* EXERCISE *
In the records below, find the line that contains "Write the TikZ code for this diagram." and the line that contains "(p2s) -- (p2e);"; write out exactly those two lines and everything between them, without the pictures.

* Rows from a dataset of charts and code *
..............................
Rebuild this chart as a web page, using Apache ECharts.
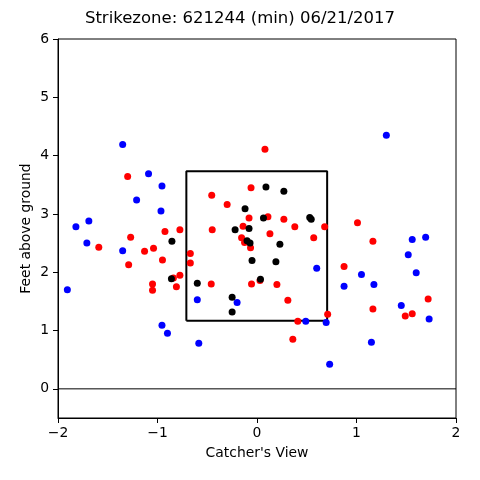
<!DOCTYPE html>
<html>
<head>
<meta charset="utf-8">
<script src="https://cdn.jsdelivr.net/npm/echarts@6/dist/echarts.min.js"></script>
<style>
html,body{margin:0;padding:0;background:#fff;}
#chart{width:480px;height:480px;}
</style>
</head>
<body>
<div id="chart"></div>
<script>
// Pitch locations [x (ft), height (ft)]
var bluePitches = [
  [-1.906,1.70],[-1.82,2.78],[-1.69,2.88],[-1.71,2.50],[-1.35,4.19],[-1.35,2.37],
  [-1.21,3.24],[-1.09,3.69],[-0.955,3.48],[-0.965,3.05],[-0.955,1.09],[-0.90,0.955],
  [-0.60,1.53],[-0.585,0.78],[-0.20,1.48],[0.60,2.07],[0.49,1.16],[0.695,1.14],
  [0.73,0.42],[1.30,4.35],[1.56,2.56],[1.695,2.60],[1.52,2.30],[1.05,1.96],
  [0.875,1.76],[1.175,1.79],[1.60,1.99],[1.45,1.43],[1.73,1.20],[1.15,0.80]
];
var redPitches = [
  [-1.30,3.64],[-1.59,2.43],[-1.27,2.60],[-1.13,2.36],[-1.04,2.41],[-0.925,2.70],
  [-0.775,2.73],[-0.95,2.21],[-1.29,2.13],[-0.67,2.32],[-0.67,2.16],[-0.775,1.95],
  [-1.05,1.80],[-1.05,1.69],[-0.81,1.75],[-0.84,1.90],[0.08,4.11],[-0.06,3.45],
  [-0.455,3.32],[-0.30,3.16],[-0.08,2.93],[0.11,2.95],[0.27,2.91],[0.38,2.78],
  [0.68,2.78],[-0.45,2.73],[-0.14,2.79],[0.13,2.66],[-0.155,2.59],[-0.125,2.51],
  [-0.065,2.42],[0.57,2.59],[-0.46,1.80],[-0.055,1.80],[0.03,1.86],[0.20,1.79],
  [0.31,1.52],[0.41,1.16],[0.36,0.85],[0.71,1.28],[1.01,2.85],[1.165,2.53],
  [0.875,2.10],[1.165,1.37],[1.72,1.54],[1.49,1.25],[1.56,1.29]
];
var blackPitches = [
  [-0.855,2.53],[-0.86,1.89],[-0.60,1.81],[0.09,3.46],[0.27,3.39],[-0.12,3.09],
  [0.065,2.93],[0.53,2.94],[0.545,2.91],[-0.22,2.73],[-0.08,2.75],[-0.10,2.54],
  [-0.07,2.50],[0.23,2.48],[-0.05,2.20],[0.19,2.18],[0.035,1.88],[-0.25,1.57],
  [-0.25,1.32]
];
var zoneLeft = -0.71, zoneRight = 0.705, zoneBottom = 1.17, zoneTop = 3.73;
var groundLine = [[-2,0],[2,0]];
var xTicks = [-2,-1,0,1,2];
var yTicks = [0,1,2,3,4,5,6];
var titleText = 'Strikezone: 621244 (min) 06/21/2017';

var zoneBox = [[zoneLeft,zoneBottom],[zoneRight,zoneBottom],[zoneRight,zoneTop],[zoneLeft,zoneTop],[zoneLeft,zoneBottom]];
var font = 'DejaVu Sans';
function fmt(v){ return v < 0 ? '\u2212' + Math.abs(v) : String(v); }

var chart = echarts.init(document.getElementById('chart'));
chart.setOption({
  animation:false,
  backgroundColor:'#fff',
  title:{text:titleText,left:'center',top:5,textStyle:{fontFamily:font,fontSize:16.5,fontWeight:'normal',color:'#000'}},
  grid:{left:58,right:24,top:39,bottom:62,show:true,borderColor:'#000',borderWidth:1,containLabel:false},
  xAxis:{type:'value',min:-2,max:2,interval:1,
    name:"Catcher's View",nameLocation:'middle',nameGap:28,nameMoveOverlap:false,
    nameTextStyle:{fontFamily:font,fontSize:13.9,color:'#000'},
    axisLine:{show:true,onZero:false,lineStyle:{color:'#000',width:1}},
    axisTick:{show:true,length:5,lineStyle:{color:'#000'}},
    axisLabel:{margin:8,fontFamily:font,fontSize:13.9,color:'#000',formatter:fmt},
    splitLine:{show:false}},
  yAxis:{type:'value',min:-0.5,max:6,
    name:'Feet above ground',nameLocation:'middle',nameGap:25,nameRotate:90,nameMoveOverlap:false,
    nameTextStyle:{fontFamily:font,fontSize:13.9,color:'#000'},
    axisLine:{show:true,onZero:false,lineStyle:{color:'#000',width:1}},
    axisTick:{show:true,length:5,customValues:yTicks,lineStyle:{color:'#000'}},
    axisLabel:{margin:9,fontFamily:font,fontSize:13.9,color:'#000',customValues:yTicks,formatter:fmt},
    splitLine:{show:false}},
  series:[
    {type:'line',data:groundLine,symbol:'none',lineStyle:{color:'#000',width:1},silent:true,z:1},
    {type:'line',data:zoneBox,symbol:'none',lineStyle:{color:'#000',width:2},silent:true,z:1},
    {type:'scatter',data:bluePitches,symbol:'circle',symbolSize:7,itemStyle:{color:'#0000ff',opacity:1},z:3},
    {type:'scatter',data:redPitches,symbol:'circle',symbolSize:7,itemStyle:{color:'#ff0000',opacity:1},z:3},
    {type:'scatter',data:blackPitches,symbol:'circle',symbolSize:7,itemStyle:{color:'#000000',opacity:1},z:3}
  ]
});
</script>
</body>
</html>
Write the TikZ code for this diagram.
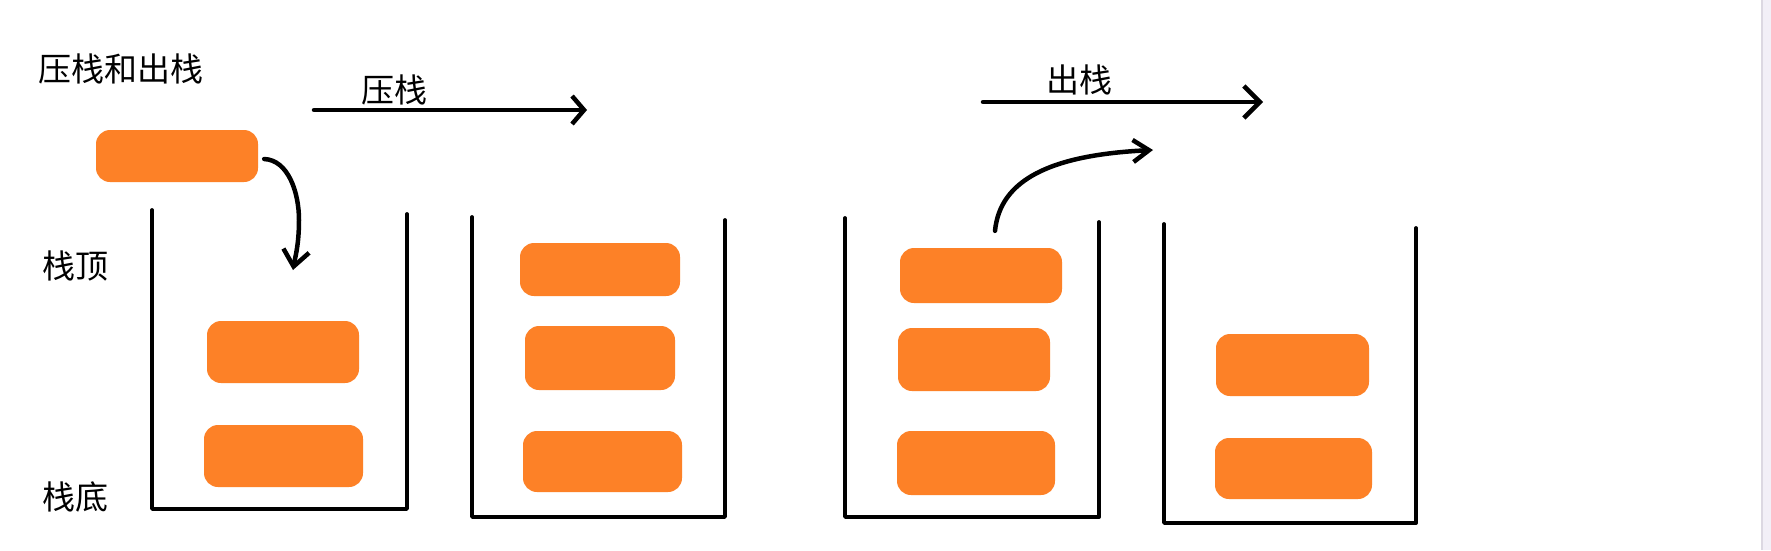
\documentclass[tikz,border=0pt]{standalone}
\usepackage{fontspec}
\newfontfamily\cjk{Noto Sans CJK SC}
\usetikzlibrary{arrows.meta}
\definecolor{blockorange}{RGB}{253,129,39}
\definecolor{stripfill}{RGB}{242,239,247}
\definecolor{stripline}{RGB}{220,216,226}
\tikzset{
  blk/.style={rectangle, rounded corners=14pt, fill=blockorange, draw=none, inner sep=0pt},
  lbl/.style={inner sep=0pt, font=\cjk\fontsize{33}{40}\selectfont},
  wall/.style={line width=3.8pt, line cap=round, line join=round},
  arr/.style={line width=4.5pt, line cap=round, line join=round},
}
\begin{document}
\begin{tikzpicture}[x=1pt,y=-1pt]
\useasboundingbox (0,0) rectangle (1771,550);
\fill[white] (0,0) rectangle (1771,550);
\fill[stripfill] (1762,0) rectangle (1771,550);
\draw[stripline, line width=1.2pt] (1762,0) -- (1762,550);

% labels
\node[lbl] (title) at (121,69) {压栈和出栈};
\node[lbl] (top) at (75,266) {栈顶};
\node[lbl] (bot) at (75,497) {栈底};
\node[lbl] (push) at (394,90) {压栈};
\node[lbl] (pop) at (1079,80) {出栈};

% horizontal arrows
\coordinate (p1s) at (314,110);
\coordinate (p1e) at (587,110);
\draw[arr, -{Straight Barb[length=12pt,width=28pt,line width=4.5pt]}] (p1s) -- (p1e);
\coordinate (p2s) at (983,102);
\coordinate (p2e) at (1263,102);
\draw[arr, -{Straight Barb[length=16pt,width=32pt,line width=4.5pt]}] (p2s) -- (p2e);

% stacks
\coordinate (s1lt) at (152,210); \coordinate (s1lb) at (152,509);
\coordinate (s1rb) at (407,509); \coordinate (s1rt) at (407,214);
\draw[wall] (s1lt) -- (s1lb) -- (s1rb) -- (s1rt);
\coordinate (s2lt) at (472,217); \coordinate (s2lb) at (472,517);
\coordinate (s2rb) at (725,517); \coordinate (s2rt) at (725,220);
\draw[wall] (s2lt) -- (s2lb) -- (s2rb) -- (s2rt);
\coordinate (s3lt) at (845,218); \coordinate (s3lb) at (845,517);
\coordinate (s3rb) at (1099,517); \coordinate (s3rt) at (1099,222);
\draw[wall] (s3lt) -- (s3lb) -- (s3rb) -- (s3rt);
\coordinate (s4lt) at (1164,224); \coordinate (s4lb) at (1164,523);
\coordinate (s4rb) at (1416,523); \coordinate (s4rt) at (1416,228);
\draw[wall] (s4lt) -- (s4lb) -- (s4rb) -- (s4rt);

% blocks
\node[blk, minimum width=162pt, minimum height=52pt] (fl) at (177,156) {};
\node[blk, minimum width=152pt, minimum height=62pt] (a1) at (283,352) {};
\node[blk, minimum width=159pt, minimum height=62pt] (a2) at (283.5,456) {};
\node[blk, minimum width=160pt, minimum height=53pt] (b1) at (600,269.5) {};
\node[blk, minimum width=150pt, minimum height=64pt] (b2) at (600,358) {};
\node[blk, minimum width=159pt, minimum height=61pt] (b3) at (602.5,461.5) {};
\node[blk, minimum width=162pt, minimum height=55pt] (c1) at (981,275.5) {};
\node[blk, minimum width=152pt, minimum height=63pt] (c2) at (974,359.5) {};
\node[blk, minimum width=158pt, minimum height=64pt] (c3) at (976,463) {};
\node[blk, minimum width=153pt, minimum height=62pt] (d1) at (1292.5,365) {};
\node[blk, minimum width=157pt, minimum height=61pt] (d2) at (1293.5,468.5) {};

% curved arrows
\coordinate (c1end) at (293,270);
\draw[arr, -{Straight Barb[length=16pt,width=26pt,line width=4.5pt]}]
  ([xshift=6pt,yshift=-3pt]fl.east) .. controls (288,160) and (299,192) .. (299,220)
  .. controls (299,245) and (295,258) .. (c1end);
\coordinate (c2end) at (1153,150);
\draw[arr, -{Straight Barb[length=16pt,width=22pt,line width=4.5pt]}]
  ([yshift=17pt,xshift=14pt]c1.north) .. controls (1000,180) and (1050,155) .. (c2end);
\end{tikzpicture}
\end{document}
..............................
* TASK RESULT *
Write the TikZ code for this diagram.
\documentclass[tikz,border=0pt]{standalone}
\usepackage{fontspec}
\newfontfamily\cjk{Noto Sans CJK SC}
\usetikzlibrary{arrows.meta}
\definecolor{blockorange}{RGB}{253,129,39}
\definecolor{stripfill}{RGB}{242,239,247}
\definecolor{stripline}{RGB}{220,216,226}
\tikzset{
  blk/.style={rectangle, rounded corners=14pt, fill=blockorange, draw=none, inner sep=0pt},
  lbl/.style={inner sep=0pt, font=\cjk\fontsize{33}{40}\selectfont},
  wall/.style={line width=3.8pt, line cap=round, line join=round},
  arr/.style={line width=4.5pt, line cap=round, line join=round},
}
\begin{document}
\begin{tikzpicture}[x=1pt,y=-1pt]
\useasboundingbox (0,0) rectangle (1771,550);
\fill[white] (0,0) rectangle (1771,550);
\fill[stripfill] (1762,0) rectangle (1771,550);
\draw[stripline, line width=1.2pt] (1762,0) -- (1762,550);

% labels
\node[lbl] (title) at (121,69) {压栈和出栈};
\node[lbl] (top) at (75,266) {栈顶};
\node[lbl] (bot) at (75,497) {栈底};
\node[lbl] (push) at (394,90) {压栈};
\node[lbl] (pop) at (1079,80) {出栈};

% horizontal arrows
\coordinate (p1s) at (314,110);
\coordinate (p1e) at (587,110);
\draw[arr, -{Straight Barb[length=12pt,width=28pt,line width=4.5pt]}] (p1s) -- (p1e);
\coordinate (p2s) at (983,102);
\coordinate (p2e) at (1263,102);
\draw[arr, -{Straight Barb[length=16pt,width=32pt,line width=4.5pt]}] (p2s) -- (p2e);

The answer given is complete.